When you draw or paint, the vanishing point is the point where things "disappear" into the distance. If you draw a train track, for instance, it will be wider toward the front (bottom) of the paper, and narrow as you go farther back (up), if you are trying to create perspective. The lines of the track, parallel in real life, will meet at the imaginary vanishing point, which is often a place not even on the paper or canvas.

A vanishing point is a point in a perspective drawing to which parallel lines not parallel to the image plane appear to converge. The number and placement of the vanishing points determines which perspective technique is being used. The concept was first used by Renaissance artists such as Donatello, Masaccio and Leonardo da Vinci.

• linear perspective is a drawing with 1-3 vanishing points.
• curvilinear perspective is a drawing with either 4 or 5 vanishing points, in 5 point perspective the vanishing points are mapped into a circle with 4 vanishing points at the cardinal headings N,W,S,E and one at the circle origin.
• reverse perspective is a drawing with vanishing points that are placed outside the painting with the illusion that they are "in front of" the painting.

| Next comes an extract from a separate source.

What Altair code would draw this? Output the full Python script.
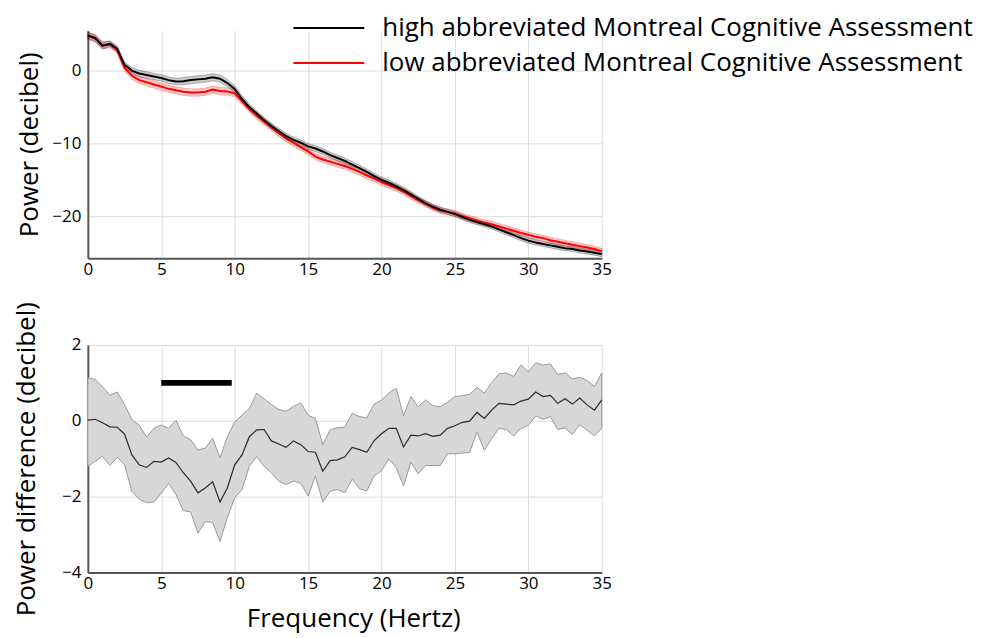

Vanishing points can also refer to the point in the distance where the two verges of a road appear to converge. This is often used to help assess the upcoming curves in the road; to judge the radius and therefore the entry speed and optimum line. If the vanishing point moves towards you or to your sides, the curve is tightening. If the vanishing point moves away from you or comes to center, the curve is straightening.
A vanishing point is the point where parallel lines seem to meet when represented in perspective.
The point at which receding parallel lines viewed in perspective appear to converge.